## Challenge:
Set down the data below from its first line to the line holding "plt.rcParams['axes.unicode_minus'] = False", inclusive; omit all pictures.

## Provided material:
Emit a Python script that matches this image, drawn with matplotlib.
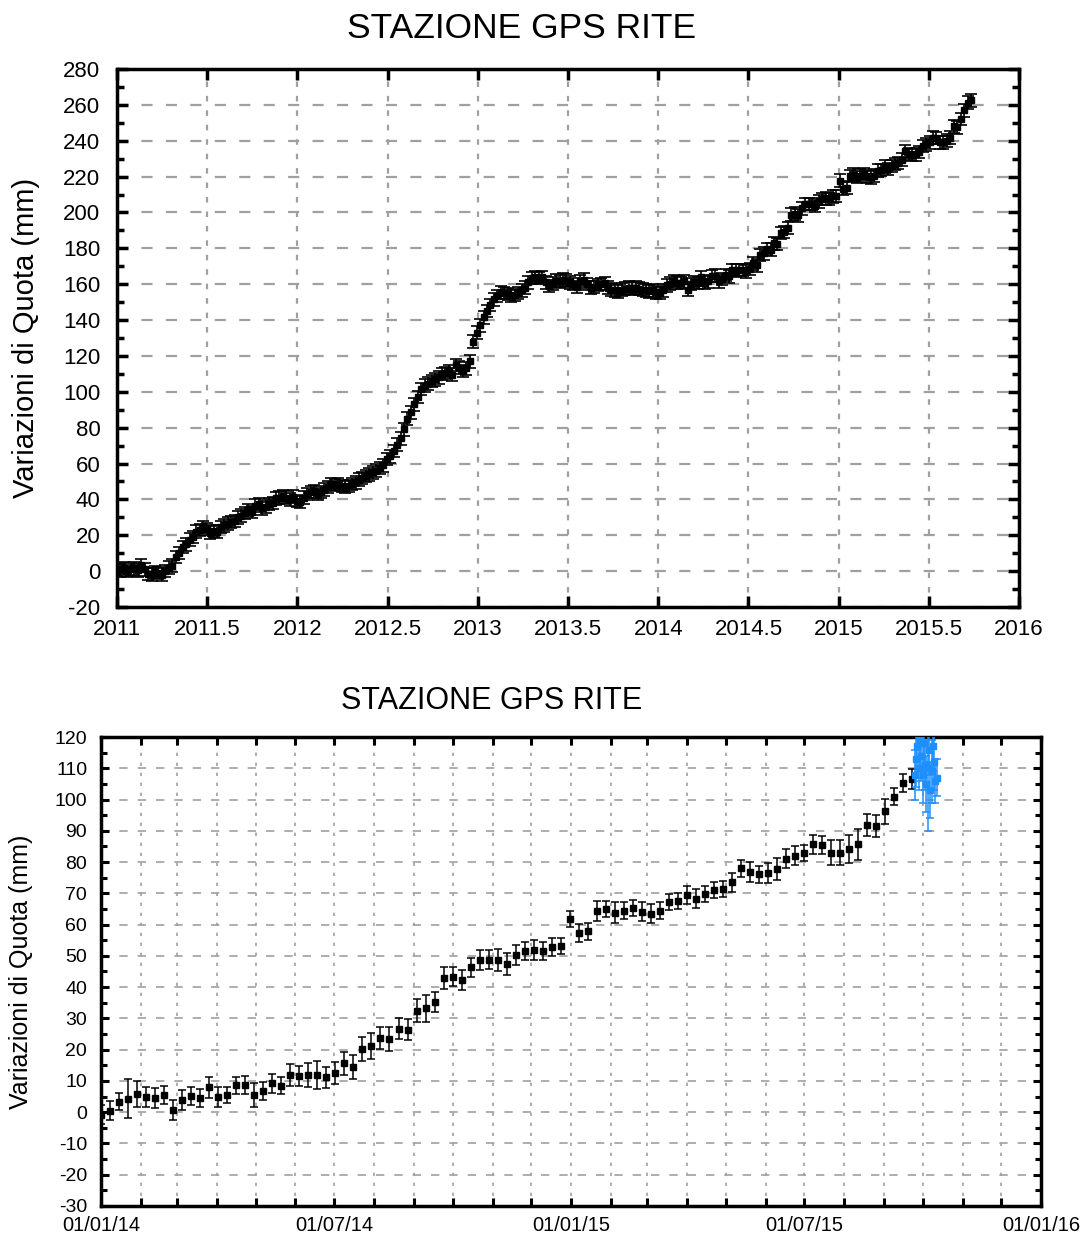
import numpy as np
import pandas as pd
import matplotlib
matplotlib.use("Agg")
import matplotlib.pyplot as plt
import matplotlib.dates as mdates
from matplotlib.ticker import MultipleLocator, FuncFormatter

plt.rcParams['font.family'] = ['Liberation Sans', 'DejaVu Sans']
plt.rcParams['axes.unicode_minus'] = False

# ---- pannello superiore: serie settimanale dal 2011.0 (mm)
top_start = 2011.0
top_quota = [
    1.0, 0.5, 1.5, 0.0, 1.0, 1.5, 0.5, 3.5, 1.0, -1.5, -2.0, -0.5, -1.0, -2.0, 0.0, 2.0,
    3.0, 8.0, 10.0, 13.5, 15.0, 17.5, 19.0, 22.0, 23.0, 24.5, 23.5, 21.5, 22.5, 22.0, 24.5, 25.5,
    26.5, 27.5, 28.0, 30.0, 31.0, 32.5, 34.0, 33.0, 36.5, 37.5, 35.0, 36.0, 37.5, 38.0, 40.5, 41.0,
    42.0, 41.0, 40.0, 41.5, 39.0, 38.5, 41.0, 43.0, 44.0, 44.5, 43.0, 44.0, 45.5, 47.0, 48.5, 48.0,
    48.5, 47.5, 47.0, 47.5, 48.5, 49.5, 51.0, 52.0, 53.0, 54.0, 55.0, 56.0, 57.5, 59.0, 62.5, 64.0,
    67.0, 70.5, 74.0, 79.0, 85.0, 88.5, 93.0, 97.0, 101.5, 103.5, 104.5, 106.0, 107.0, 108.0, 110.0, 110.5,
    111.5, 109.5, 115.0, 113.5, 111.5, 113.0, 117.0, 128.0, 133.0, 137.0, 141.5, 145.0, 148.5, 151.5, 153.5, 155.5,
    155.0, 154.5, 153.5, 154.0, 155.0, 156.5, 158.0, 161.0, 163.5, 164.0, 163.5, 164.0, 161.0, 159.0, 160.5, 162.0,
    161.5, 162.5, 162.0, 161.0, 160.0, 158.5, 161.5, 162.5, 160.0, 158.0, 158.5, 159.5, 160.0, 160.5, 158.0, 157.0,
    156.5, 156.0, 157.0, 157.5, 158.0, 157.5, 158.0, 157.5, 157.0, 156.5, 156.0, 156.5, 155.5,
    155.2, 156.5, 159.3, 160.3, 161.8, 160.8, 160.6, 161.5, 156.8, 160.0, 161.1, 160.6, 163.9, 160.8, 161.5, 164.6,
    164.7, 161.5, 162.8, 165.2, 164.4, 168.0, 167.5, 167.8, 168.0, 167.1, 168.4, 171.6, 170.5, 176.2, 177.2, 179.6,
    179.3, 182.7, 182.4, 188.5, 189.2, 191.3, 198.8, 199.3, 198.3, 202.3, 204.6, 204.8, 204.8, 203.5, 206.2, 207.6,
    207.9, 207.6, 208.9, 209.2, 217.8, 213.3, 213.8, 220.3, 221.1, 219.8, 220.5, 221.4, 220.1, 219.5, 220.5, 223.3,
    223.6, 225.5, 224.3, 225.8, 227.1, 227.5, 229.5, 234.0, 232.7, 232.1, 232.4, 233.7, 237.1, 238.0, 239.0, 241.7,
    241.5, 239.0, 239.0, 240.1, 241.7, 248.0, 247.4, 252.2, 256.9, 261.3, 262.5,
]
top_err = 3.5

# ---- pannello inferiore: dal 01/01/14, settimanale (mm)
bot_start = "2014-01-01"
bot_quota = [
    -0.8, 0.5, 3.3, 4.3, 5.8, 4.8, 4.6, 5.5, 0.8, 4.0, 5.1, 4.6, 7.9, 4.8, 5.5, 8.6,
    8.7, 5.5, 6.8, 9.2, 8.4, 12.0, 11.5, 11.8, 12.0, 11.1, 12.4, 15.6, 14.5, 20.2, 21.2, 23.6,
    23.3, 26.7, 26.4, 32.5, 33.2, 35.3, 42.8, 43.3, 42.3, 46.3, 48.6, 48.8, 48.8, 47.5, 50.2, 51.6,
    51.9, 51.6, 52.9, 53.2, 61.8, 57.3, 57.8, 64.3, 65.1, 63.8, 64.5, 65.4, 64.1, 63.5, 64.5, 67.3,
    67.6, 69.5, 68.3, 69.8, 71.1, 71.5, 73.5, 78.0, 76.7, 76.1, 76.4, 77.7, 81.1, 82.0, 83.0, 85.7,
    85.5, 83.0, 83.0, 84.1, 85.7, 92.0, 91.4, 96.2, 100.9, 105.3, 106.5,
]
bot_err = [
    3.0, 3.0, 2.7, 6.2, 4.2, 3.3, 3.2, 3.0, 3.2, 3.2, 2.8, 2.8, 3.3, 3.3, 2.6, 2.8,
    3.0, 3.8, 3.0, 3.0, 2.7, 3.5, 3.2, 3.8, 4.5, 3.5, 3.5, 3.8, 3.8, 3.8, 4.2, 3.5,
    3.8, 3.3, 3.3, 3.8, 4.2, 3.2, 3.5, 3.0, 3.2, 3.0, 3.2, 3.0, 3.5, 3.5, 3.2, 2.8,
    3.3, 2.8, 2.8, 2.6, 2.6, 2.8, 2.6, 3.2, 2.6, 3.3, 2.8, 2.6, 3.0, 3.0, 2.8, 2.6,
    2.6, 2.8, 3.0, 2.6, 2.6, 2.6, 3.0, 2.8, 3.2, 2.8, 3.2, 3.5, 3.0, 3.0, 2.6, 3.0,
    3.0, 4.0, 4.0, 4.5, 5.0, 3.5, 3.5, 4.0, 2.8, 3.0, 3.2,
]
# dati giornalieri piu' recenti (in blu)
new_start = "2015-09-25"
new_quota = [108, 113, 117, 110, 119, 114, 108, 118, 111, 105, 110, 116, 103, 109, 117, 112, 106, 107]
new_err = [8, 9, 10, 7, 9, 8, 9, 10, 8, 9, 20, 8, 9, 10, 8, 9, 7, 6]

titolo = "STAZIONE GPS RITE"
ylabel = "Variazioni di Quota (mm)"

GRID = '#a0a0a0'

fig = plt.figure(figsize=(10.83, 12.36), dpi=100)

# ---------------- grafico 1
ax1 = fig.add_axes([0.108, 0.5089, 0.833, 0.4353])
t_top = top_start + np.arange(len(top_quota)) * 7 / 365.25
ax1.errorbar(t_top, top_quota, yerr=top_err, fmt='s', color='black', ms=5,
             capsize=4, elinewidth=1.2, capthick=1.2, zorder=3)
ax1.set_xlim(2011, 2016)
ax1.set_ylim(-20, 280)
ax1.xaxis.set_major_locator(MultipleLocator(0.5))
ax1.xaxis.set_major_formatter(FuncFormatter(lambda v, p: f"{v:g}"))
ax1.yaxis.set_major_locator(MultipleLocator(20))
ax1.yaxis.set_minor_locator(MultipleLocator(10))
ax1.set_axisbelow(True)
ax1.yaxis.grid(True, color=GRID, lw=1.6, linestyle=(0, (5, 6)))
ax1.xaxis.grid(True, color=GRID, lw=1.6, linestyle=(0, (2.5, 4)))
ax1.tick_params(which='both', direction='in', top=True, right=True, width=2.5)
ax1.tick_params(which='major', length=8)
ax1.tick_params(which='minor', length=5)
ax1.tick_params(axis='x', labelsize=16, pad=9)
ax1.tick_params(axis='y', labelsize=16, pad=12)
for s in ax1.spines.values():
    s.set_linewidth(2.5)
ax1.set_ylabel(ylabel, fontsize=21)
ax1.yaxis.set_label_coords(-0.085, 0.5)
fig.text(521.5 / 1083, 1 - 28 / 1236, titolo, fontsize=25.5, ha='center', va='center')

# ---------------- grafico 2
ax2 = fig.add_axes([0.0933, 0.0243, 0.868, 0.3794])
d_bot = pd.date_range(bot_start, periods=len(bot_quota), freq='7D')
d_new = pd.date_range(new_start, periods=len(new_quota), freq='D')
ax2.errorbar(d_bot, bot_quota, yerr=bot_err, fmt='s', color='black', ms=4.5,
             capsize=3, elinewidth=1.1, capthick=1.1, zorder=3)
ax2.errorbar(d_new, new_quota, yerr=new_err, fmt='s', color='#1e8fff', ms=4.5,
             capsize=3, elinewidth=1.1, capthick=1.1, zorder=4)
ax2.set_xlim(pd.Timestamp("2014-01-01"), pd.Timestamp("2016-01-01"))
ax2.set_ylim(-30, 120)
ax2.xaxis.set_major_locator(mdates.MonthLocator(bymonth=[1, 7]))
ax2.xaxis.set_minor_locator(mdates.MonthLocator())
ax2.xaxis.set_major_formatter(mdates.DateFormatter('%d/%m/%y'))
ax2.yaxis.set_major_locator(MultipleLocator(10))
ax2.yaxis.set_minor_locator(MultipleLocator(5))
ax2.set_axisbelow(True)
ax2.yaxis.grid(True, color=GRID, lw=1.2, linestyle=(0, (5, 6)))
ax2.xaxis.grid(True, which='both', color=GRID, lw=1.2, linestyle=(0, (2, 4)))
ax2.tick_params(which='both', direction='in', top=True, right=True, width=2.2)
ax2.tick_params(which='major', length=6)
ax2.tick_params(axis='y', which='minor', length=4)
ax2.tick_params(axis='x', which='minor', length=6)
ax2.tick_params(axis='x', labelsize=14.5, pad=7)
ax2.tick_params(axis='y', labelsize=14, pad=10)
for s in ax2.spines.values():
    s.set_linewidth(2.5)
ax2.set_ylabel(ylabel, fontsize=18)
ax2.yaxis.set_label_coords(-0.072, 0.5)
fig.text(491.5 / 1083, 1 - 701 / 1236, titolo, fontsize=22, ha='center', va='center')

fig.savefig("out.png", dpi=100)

## Correct output:
Emit a Python script that matches this image, drawn with matplotlib.
import numpy as np
import pandas as pd
import matplotlib
matplotlib.use("Agg")
import matplotlib.pyplot as plt
import matplotlib.dates as mdates
from matplotlib.ticker import MultipleLocator, FuncFormatter

plt.rcParams['font.family'] = ['Liberation Sans', 'DejaVu Sans']
plt.rcParams['axes.unicode_minus'] = False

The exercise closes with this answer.